Indeed, within Maximus’ map of reality, the Aristotelian universe does not dissolve into the Platonic one, which shelters it; instead, it finds completion within an ampler perspective. Likewise, the Platonic cosmos does not disappear into the scriptural perspective, which cradles it; instead, it is given more depth and breadth. And so, Maximus’ Christian worldview bridges scriptural wisdom, Platonic philosophy, and Aristotelian science without replacing one by another and without dulling their contours. Whether we find his map of reality satisfactory or not, it is quite difficult to ignore that what Maximus offers here is a genial way of bringing together various perspectives on reality without forcing them into some kind of artificial agreement. And if we pay closer attention to the fourth circle of reality—which includes the paradise and the inhabited land—more important nuances come to the fore. The paradise signifies the spiritual life, while the inhabited land stands for culture and civilisation, science and technology. In gathering together the paradise and the inhabited land, Maximus therefore conveyed a powerful message, namely, that science, technology, theology, and spirituality can peacefully and creatively coexist and interact—that they aren’t strange bedfellows.
In this light, while the two writings differ in terms of their form and the details they offer, the anonymous Letter to Diognetus and Maximus’ Difficulty 41 converge into depicting Christianity as open to science and technology. To be traditional is not the same with being anachronistic and fundamentalist. Through this traditional lens, the scriptural stories of the Fall and the Tower do not signify Christianity’s innate aversion to rational thinking, philosophy, science, and technology; instead, they refer to failures to bridge theology and science, spirituality and technology, faith and rational thinking by giving preference to rational thinking, science, and technology. We know from the Scriptures that these failures were not without consequences for humankind’s flourishing and the world’s wellbeing.

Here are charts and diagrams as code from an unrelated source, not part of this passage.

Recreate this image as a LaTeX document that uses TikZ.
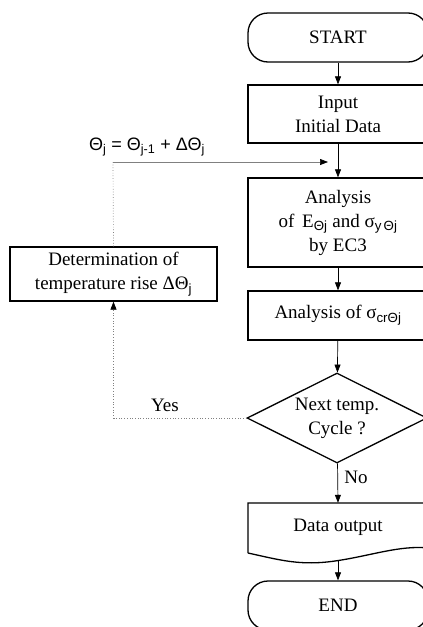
\documentclass[tikz,border=0pt]{standalone}
\usepackage{fontspec}
\setmainfont{Liberation Serif}
\newfontfamily\arialf{Liberation Sans}
\usetikzlibrary{shapes.geometric,arrows.meta}
\newcommand{\thsub}[1]{\textsubscript{\arialf #1}}
\begin{document}
\begin{tikzpicture}[x=1pt,y=-1pt,
  font=\fontsize{19}{24}\selectfont,
  box/.style={draw, line width=1.3pt, minimum width=180pt, align=center, inner sep=0pt},
  term/.style={box, rounded corners=20pt},
  conn/.style={line width=0.7pt, -{Triangle[width=6pt,length=8pt]}},
  dotl/.style={gray, line width=0.7pt, dotted}]
\useasboundingbox (0,0) rectangle (423,627);

\node[term, minimum height=49pt] (start) at (338,37.5) {START};
\node[box, minimum height=58pt] (input) at (338,114) {Input\\Initial Data};
\node[box, minimum height=89pt] (anal) at (338,222.5)
  {Analysis\\of\, E\thsub{Θj} and σ\thsub{y\,Θj}\\by EC3};
\node[box, minimum height=49pt] (sigma) at (338,315.5) {Analysis of σ\thsub{crΘj}};
\node[draw, diamond, line width=1.3pt, minimum width=180pt, minimum height=90pt,
  shape aspect=2, inner sep=0pt, align=center] (dia) at (337,418)
  {Next temp.\\Cycle ?};
\node[align=center, minimum width=180pt, minimum height=48pt, inner sep=0pt] (out) at (338,527) {Data output};
\draw[line width=1.3pt] (248,553) -- (248,503) -- (428,503) -- (428,548)
  .. controls (400,545) and (370,556) .. (335,561)
  .. controls (300,566) and (280,560) .. (248,553);
\coordinate (outb) at (338,561);
\node[term, minimum height=49pt] (end) at (338,605.5) {END};

\node[box, minimum width=207pt, minimum height=54pt] (det) at (113.5,274)
  {Determination of\\temperature rise ΔΘ\thsub{j}};

\node[font={\arialf\fontsize{18}{22}\selectfont}, anchor=base] (form) at (147,150)
  {Θ\textsubscript{j} = Θ\textsubscript{j-1} + ΔΘ\textsubscript{j}};

\coordinate (fs) at (113,162);
\coordinate (fe) at (328,162);

\draw[conn] (start) -- (input);
\draw[conn] (input) -- (anal);
\draw[conn] (anal) -- (sigma);
\draw[conn] (sigma) -- (dia);
\draw[conn] (dia) -- (out.north);
\draw[conn] (outb) -- (end);
\draw[gray, line width=0.7pt, -{Triangle[width=6pt,length=8pt,color=black]}] (fs) -- (fe);
\draw[dotl] (det.north) -- (fs);
\draw[dotl, -{Triangle[width=6pt,length=8pt,color=black]}] (dia.west) -| (det.south);

\node at (165,405) {Yes};
\node at (356,477) {No};
\end{tikzpicture}
\end{document}
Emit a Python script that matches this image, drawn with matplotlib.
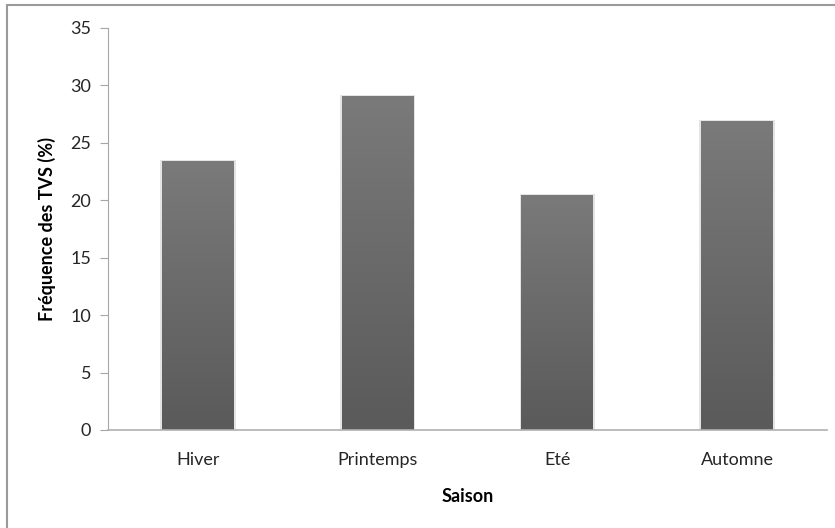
import numpy as np
import matplotlib
matplotlib.use("Agg")
import matplotlib.pyplot as plt
from matplotlib.patches import Rectangle

saisons = ["Hiver", "Printemps", "Eté", "Automne"]
frequence = [23.4, 29.1, 20.5, 26.9]
y_ticks = [0, 5, 10, 15, 20, 25, 30, 35]

plt.rcParams['font.family'] = ['Lato', 'DejaVu Sans']

fig = plt.figure(figsize=(8.35, 5.28), dpi=100)
ax = fig.add_axes([108 / 835, 1 - 430 / 528, (827 - 108) / 835, (430 - 28) / 528])

# frame round the chart area (only left and top visible in the reference)
fig.add_artist(Rectangle((7 / 835, -0.05), 1.1, 1 - 5 / 528 + 0.05,
                         transform=fig.transFigure, fill=False,
                         edgecolor="#9a9a9a", linewidth=1.5))

x = np.arange(len(saisons))
bars = ax.bar(x, frequence, width=0.4, color="none", edgecolor="none", zorder=2)

# vertical gradient in each bar, lighter at the top
grad = np.linspace(0, 1, 256).reshape(-1, 1)
cmap = matplotlib.colors.LinearSegmentedColormap.from_list("g", ["#5a5a5a", "#7a7a7a"])
for b in bars:
    x0, w, h = b.get_x(), b.get_width(), b.get_height()
    # soft shadow
    ax.add_patch(Rectangle((x0 - 0.01, 0), w + 0.02, h + 0.08, color="#e4e4e4", zorder=1, lw=0))
    im = ax.imshow(grad, extent=[x0, x0 + w, 0, h], origin="lower", aspect="auto",
                   cmap=cmap, zorder=2)
    im.set_clip_path(b)

ax.set_xlim(-0.5, len(saisons) - 0.5)
ax.set_ylim(0, 35)
ax.set_yticks(y_ticks)
ax.set_xticks(x)
ax.set_xticklabels(saisons)

for s in ["top", "right"]:
    ax.spines[s].set_visible(False)
ax.spines["left"].set_color("#a6a6a6")
ax.spines["bottom"].set_color("#b0b0b0")
ax.spines["bottom"].set_linewidth(1.2)
ax.tick_params(axis="y", direction="out", length=6, color="#a6a6a6", labelsize=13,
               labelcolor="#262626", pad=6)
ax.tick_params(axis="x", length=0, labelsize=13, labelcolor="#262626", pad=16)

ax.set_ylabel("Fréquence des TVS (%)", fontsize=13, fontweight="bold", labelpad=10)
ax.set_xlabel("Saison", fontsize=13, fontweight="bold", labelpad=14)

fig.savefig("out.png", dpi=100)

I hope that the lesson of these examples is clear: there is nothing within traditional Christianity to prevent it from being open to “the world,” with its progress, its rational thinking, its philosophy, its science, and its technology. For a better future, therefore, Christians should learn how to integrate harmoniously science, technology, theology, and spirituality. I also hope that our secular neighbours could learn something from these examples too. After all, we all wish to secure a better future for ourselves and the world we share.